During this time of reflection and re-education regarding BIPOC artists and artistry, particularly in the theatre, what do you want people (those in power, fellow artists, audiences) to be aware of? What do you want them to consider further?
We are all one humanity. Discrimination about race, color, creed, and gender has no place in the arts or in our sense of community, for that matter. We are one humanity.
What, if anything, did you learn about yourself during the past two years that you didn't already know?
I'm so blessed to live in the country with all my many animal friends. I've been super-blessed to have space and air and trees. Well, I knew that part. And I'm so grateful for my family and friends and collaborators who have inspired me to continue to create during this bewildering and challenging time. I guess I became really aware that I have some good little stories to tell. So, I guess, I better get on with it.
Do you have any other stage or screen projects in the works?
I'm shooting another episode of Law & Order: SVU right after my Joe's Pub dates. It's been such a joy to get to work with the team at SVU. I am ever so grateful to Warren Leight for creating this recurring role of Lorraine Maxwell for me. I love them all, especially the beautiful, extraordinary Mariska Hargitay. And, at the end of March, Christian Jacob and I go to San Francisco to do four shows at Feinstein's at The Nikko. And my animated short film The Mayfly will be coming out later this spring.
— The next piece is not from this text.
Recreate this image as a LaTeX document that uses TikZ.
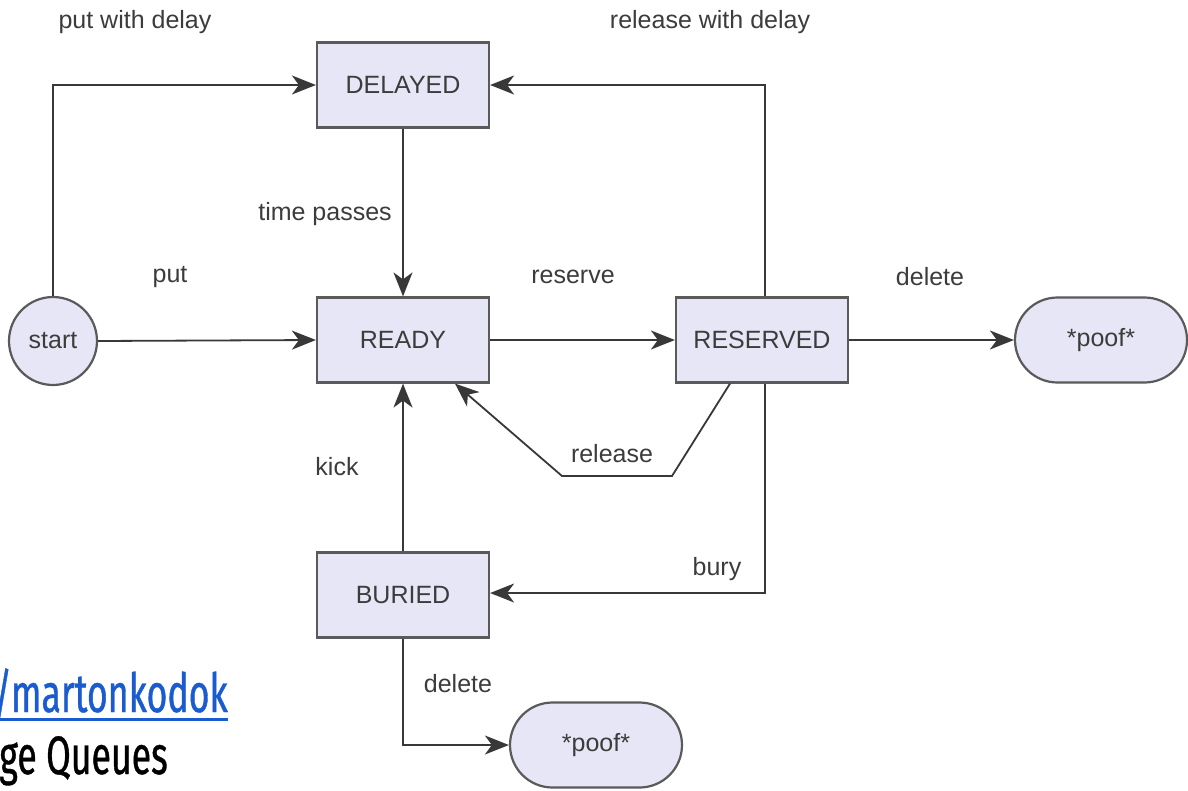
\documentclass[tikz,border=0pt]{standalone}
\usepackage{fontspec}
\setmainfont{Liberation Sans}
\newfontfamily\slidefont[FakeStretch=0.66,FakeBold=0.7]{Fira Sans}
\usetikzlibrary{arrows.meta,shapes.misc}
\definecolor{statefill}{HTML}{E6E6F6}
\definecolor{stateline}{HTML}{5A5A5A}
\definecolor{wire}{HTML}{383838}
\definecolor{labeltext}{HTML}{3C3C3C}
\definecolor{linkblue}{HTML}{1A5CCF}
\tikzset{
  statebox/.style={draw=stateline, line width=2.2pt, fill=statefill,
    minimum width=172pt, minimum height=85pt, inner sep=0pt,
    text=labeltext, font=\fontsize{25}{30}\selectfont},
  endstate/.style={statebox, rounded rectangle},
  startstate/.style={draw=stateline, line width=2.2pt, fill=statefill, circle,
    minimum size=88pt, inner sep=0pt, text=labeltext, font=\fontsize{25}{30}\selectfont},
  trans/.style={draw=wire, line width=1.8pt, -{Stealth[length=24pt,width=19pt,inset=7pt]}},
  tlabel/.style={text=labeltext, font=\fontsize{25}{30}\selectfont, inner sep=0pt},
}
\begin{document}
\begin{tikzpicture}[x=1pt,y=-1pt]
\useasboundingbox[fill=white] (0,0) rectangle (1188,790);

% states
\node[startstate] (start) at (53,341) {start};
\node[statebox] (delayed) at (403,85) {DELAYED};
\node[statebox] (ready) at (403,340) {READY};
\node[statebox] (reserved) at (762,340) {RESERVED};
\node[statebox] (buried) at (403,595) {BURIED};
\node[endstate] (poof1) at (1101,340) {*poof*};
\node[endstate] (poof2) at (596,745) {*poof*};

% bend points of the routed transitions
\coordinate (relA) at (672,476);
\coordinate (relB) at (562,476);

% transitions
\draw[trans] (start.north) |- (delayed.west);
\draw[trans] (start.east) -- (ready.west);
\draw[trans] (delayed.south) -- (ready.north);
\draw[trans] (ready.east) -- (reserved.west);
\draw[trans] (reserved.east) -- (poof1.west);
\draw[trans] ([xshift=3pt]reserved.north) |- (delayed.east);
\draw[trans] ([xshift=-32pt]reserved.south) -- (relA) -- (relB) -- ([xshift=52pt]ready.south);
\draw[trans] ([xshift=3pt]reserved.south) |- ([yshift=2pt]buried.east);
\draw[trans] (buried.north) -- (ready.south);
\draw[trans] (buried.south) |- (poof2.west);

% transition labels
\node[tlabel] (lputdelay) at (135,22) {put with delay};
\node[tlabel] (lput) at (170,277) {put};
\node[tlabel] (ltime) at (325,214) {time passes};
\node[tlabel] (lreserve) at (573,277) {reserve};
\node[tlabel] (ldelete1) at (930,277) {delete};
\node[tlabel] (lreldelay) at (710,22) {release with delay};
\node[tlabel] (lrelease) at (612,454) {release};
\node[tlabel] (lbury) at (717,569) {bury};
\node[tlabel] (lkick) at (337,467) {kick};
\node[tlabel] (ldelete2) at (458,684) {delete};

% slide text along the lower left edge
\node[anchor=base east, inner sep=0pt, text=linkblue, font=\slidefont\fontsize{54}{60}\selectfont]
  (link) at (228,712) {/martonkodok};
\draw[linkblue, line width=3pt] (-5,719.5) -- (228,719.5);
\node[anchor=base east, inner sep=0pt, text=black, font=\slidefont\fontsize{54}{60}\selectfont]
  (title) at (168,774) {ge Queues};
\end{tikzpicture}
\end{document}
It is a story I wrote, and Christian scored with some beautiful, joyous music. Our animation team, headed by director Sue Perrotto, have been working away on the film for the past year and three months. The story was written right before the pandemic and recorded the following summer of 2020. When I realized it was an animated film, I set out on a quest to find our team and have met and now worked with such amazing animation artists! I can't wait for you to see it!
What organization would you recommend people learn more about or donate to during this time of change?
I'm researching charities to support the people in the Ukraine. I would always recommend The Red Cross and also UNICEF. I'm also looking for the best ones to help the animals left in the Ukraine. This war is so tragic. All because of one mad man and his cronies. It is all just so terrible. We must all keep the faith and do what we can do.